En complémentarité de l’interdiction de la publicité pour les voitures, l’interdiction des grandes surfaces péri-urbaines, en attendant le dévoiturage en marche, la plus neutre des destinations des recettes de la taxe carbone serait le désendettement de l’État. Il y aurait baisse immédiate des impôts de façon globale tout en nous mettant sur la voie d’une baisse du niveau de vie moyen après paiement des taxes carbone ; ce désendettement profitera aussi aux générations futures. On ne peut perpétuellement vivre à crédit, ni au niveau financier, ni au niveau de l’empreinte écologique. Rappelons que depuis longtemps on nous indique politiquement qu’il faudrait diviser par quatre nos émissions de gaz à effet de serre, donc bouleverser notre mode de vie. Il est temps de s’en rendre compte un jour ou l’autre. Bientôt il sera trop tard pour en prendre conscience de façon policée…
« Les mêmes qui râlent sur la hausse du carburant, réclament aussi qu’on lutte contre la pollution de l’air [et patati et patata] »
Ça c’est bien vrai, ça ! Seulement le problème, c’est que cette vérité sort de la bouche d’un petit comique, notamment avec sa politique du « et en même temps ». Mais tout ceci n’est qu’un détail, finalement ça n’a même plus d’importance, au stade où nous en sommes. N’importe qui d’autre aurait très bien pu balancer cette phrase, moi le premier. Moi qui ne peut résister et moi qui succombe quand je vois et j’entends le petit Jupiter essayant de nous la jouer grand maître de sagesse. Le fou rire quoi. Je suis fou, il est fou, nous sommes fous, le monde est fou ! Ben oui.
Côté gueux, autrement dit côté public, bon public jusqu’à présent… il faut être fou pour se demander ce que l’État fera de tout ce pognon. Ou alors naïf, pour être gentil.

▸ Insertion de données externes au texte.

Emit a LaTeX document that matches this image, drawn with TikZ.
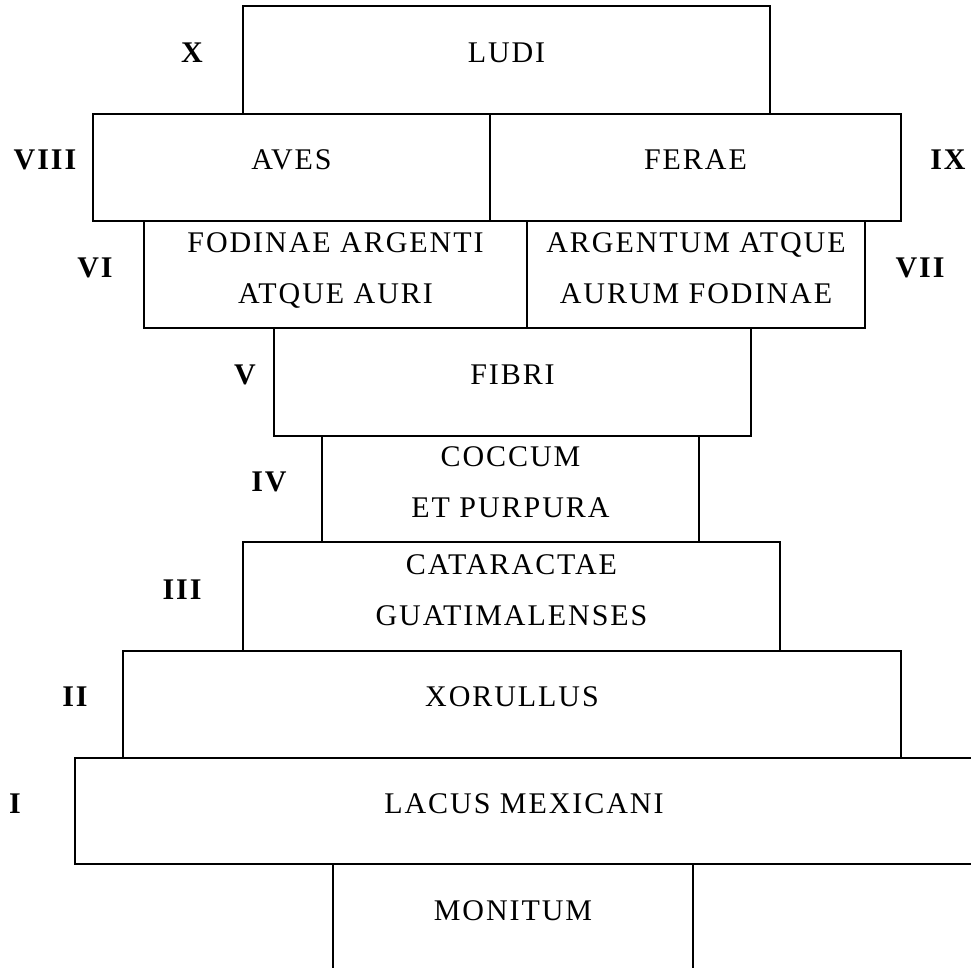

Par contre, là où il faut vraiment être fou, c’est pour imaginer que les tenants du Système utiliseront ces milliards pour reconvertir les publicitaires en agents de l’État chargés du nettoyage et de la sauvegarde de l’environnement, pour créer des millions d’emplois véritablement utiles, de véritables métiers d’avenir. Profs, infimièr(es), maréchaux-ferrants comme seuls exemples. Pour imaginer ça, là oui il faut être fou. Ou alors décroissant.